Search the listing for the string "with" and copy every line that contains it.
-- start SOURCE DATA --
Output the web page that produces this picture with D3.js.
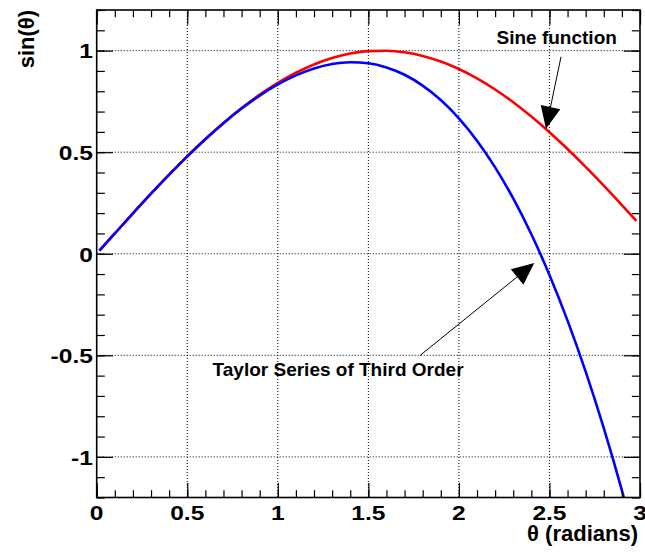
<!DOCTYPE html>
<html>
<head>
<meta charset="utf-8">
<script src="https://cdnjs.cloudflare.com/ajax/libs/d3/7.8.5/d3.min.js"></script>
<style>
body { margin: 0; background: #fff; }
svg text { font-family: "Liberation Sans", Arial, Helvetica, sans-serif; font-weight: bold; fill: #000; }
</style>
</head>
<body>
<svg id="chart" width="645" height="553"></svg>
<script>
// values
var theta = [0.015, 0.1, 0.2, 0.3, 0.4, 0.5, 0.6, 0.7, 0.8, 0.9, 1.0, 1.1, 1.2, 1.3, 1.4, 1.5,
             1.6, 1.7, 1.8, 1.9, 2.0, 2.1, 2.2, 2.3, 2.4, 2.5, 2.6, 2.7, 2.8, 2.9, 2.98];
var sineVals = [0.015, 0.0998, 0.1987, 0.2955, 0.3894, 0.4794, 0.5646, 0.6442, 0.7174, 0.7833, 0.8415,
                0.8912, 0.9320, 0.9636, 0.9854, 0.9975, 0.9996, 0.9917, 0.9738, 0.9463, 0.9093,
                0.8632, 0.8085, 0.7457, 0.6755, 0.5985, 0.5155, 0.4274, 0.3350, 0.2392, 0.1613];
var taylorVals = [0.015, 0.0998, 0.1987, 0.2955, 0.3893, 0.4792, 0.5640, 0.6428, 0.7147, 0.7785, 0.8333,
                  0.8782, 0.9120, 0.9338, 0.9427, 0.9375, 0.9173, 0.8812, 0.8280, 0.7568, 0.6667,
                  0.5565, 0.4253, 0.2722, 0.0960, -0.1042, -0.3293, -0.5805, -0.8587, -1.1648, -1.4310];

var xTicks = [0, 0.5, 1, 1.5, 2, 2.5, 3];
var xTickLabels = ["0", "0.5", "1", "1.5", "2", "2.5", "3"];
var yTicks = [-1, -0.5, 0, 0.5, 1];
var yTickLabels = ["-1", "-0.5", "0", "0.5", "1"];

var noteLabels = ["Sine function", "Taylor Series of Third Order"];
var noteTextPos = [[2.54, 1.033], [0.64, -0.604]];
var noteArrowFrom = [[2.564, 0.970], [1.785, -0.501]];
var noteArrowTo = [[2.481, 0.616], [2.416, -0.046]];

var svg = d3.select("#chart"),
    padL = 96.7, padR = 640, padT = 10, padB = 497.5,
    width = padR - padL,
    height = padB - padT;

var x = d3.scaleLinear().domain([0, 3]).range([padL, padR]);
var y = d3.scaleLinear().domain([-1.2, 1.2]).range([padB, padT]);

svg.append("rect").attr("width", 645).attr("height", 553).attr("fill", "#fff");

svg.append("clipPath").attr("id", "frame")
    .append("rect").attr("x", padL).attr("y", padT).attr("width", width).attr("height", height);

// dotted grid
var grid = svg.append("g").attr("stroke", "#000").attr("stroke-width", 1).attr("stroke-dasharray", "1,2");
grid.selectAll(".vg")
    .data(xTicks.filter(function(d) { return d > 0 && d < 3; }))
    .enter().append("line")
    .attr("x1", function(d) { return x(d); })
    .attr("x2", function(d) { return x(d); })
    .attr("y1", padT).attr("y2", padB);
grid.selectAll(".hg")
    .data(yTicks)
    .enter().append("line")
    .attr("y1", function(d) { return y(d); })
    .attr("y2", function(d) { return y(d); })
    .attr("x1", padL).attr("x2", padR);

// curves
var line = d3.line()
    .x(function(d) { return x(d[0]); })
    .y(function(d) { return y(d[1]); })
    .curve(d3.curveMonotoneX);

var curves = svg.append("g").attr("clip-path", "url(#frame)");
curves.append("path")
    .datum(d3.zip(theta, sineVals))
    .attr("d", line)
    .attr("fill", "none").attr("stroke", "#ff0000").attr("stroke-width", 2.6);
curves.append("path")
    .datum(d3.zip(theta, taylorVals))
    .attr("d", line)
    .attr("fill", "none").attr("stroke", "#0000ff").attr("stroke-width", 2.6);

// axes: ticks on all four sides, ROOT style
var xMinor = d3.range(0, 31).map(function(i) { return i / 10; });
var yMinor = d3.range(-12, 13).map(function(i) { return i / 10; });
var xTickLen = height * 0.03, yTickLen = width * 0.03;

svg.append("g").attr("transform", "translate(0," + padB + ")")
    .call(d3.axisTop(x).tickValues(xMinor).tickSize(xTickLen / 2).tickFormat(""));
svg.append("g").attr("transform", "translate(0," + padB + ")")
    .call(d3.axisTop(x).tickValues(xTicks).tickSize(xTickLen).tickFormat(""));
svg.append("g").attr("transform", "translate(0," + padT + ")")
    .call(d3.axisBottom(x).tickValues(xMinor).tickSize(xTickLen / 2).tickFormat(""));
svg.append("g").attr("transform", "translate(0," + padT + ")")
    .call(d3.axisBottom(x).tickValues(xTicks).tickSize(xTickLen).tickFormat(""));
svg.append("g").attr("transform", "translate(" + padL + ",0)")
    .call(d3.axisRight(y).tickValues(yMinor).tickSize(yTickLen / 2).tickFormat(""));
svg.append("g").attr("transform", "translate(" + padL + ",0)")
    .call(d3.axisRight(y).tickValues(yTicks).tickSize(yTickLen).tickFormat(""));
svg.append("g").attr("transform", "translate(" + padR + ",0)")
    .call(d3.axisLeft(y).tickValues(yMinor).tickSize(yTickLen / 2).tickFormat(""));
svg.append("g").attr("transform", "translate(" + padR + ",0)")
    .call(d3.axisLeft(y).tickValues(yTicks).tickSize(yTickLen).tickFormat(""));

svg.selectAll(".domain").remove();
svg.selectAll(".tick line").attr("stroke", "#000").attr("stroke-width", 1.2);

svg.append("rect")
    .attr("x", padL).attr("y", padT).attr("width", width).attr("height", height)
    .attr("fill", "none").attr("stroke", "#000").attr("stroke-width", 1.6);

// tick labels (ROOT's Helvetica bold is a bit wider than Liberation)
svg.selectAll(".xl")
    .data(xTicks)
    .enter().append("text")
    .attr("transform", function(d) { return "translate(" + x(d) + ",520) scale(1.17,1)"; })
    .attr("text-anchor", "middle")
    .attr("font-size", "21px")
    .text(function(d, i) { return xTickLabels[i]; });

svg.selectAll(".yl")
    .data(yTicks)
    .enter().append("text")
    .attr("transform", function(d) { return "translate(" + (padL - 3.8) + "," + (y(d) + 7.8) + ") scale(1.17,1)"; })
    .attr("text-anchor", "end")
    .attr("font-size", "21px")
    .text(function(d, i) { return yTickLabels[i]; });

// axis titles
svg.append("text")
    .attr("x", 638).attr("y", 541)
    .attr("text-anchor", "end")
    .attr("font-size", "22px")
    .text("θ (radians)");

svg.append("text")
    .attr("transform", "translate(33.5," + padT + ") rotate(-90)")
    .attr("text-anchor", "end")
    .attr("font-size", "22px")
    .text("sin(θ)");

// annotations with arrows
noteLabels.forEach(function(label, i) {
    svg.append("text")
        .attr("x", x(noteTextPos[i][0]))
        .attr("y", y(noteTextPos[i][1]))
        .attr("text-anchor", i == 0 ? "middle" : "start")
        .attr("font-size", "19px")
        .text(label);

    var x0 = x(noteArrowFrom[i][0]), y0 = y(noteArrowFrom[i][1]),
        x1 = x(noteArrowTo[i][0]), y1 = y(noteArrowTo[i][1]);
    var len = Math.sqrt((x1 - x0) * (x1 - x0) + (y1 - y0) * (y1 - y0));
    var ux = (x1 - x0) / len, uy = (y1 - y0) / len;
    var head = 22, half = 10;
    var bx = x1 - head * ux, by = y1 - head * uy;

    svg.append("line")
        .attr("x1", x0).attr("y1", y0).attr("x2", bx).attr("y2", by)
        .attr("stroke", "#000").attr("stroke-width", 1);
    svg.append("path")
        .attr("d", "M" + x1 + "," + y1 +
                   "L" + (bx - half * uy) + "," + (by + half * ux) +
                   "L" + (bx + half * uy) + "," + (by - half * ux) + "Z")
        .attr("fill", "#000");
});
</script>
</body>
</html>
-- end SOURCE DATA --
- **FINAL ANSWER**:
Output the web page that produces this picture with D3.js.
// annotations with arrows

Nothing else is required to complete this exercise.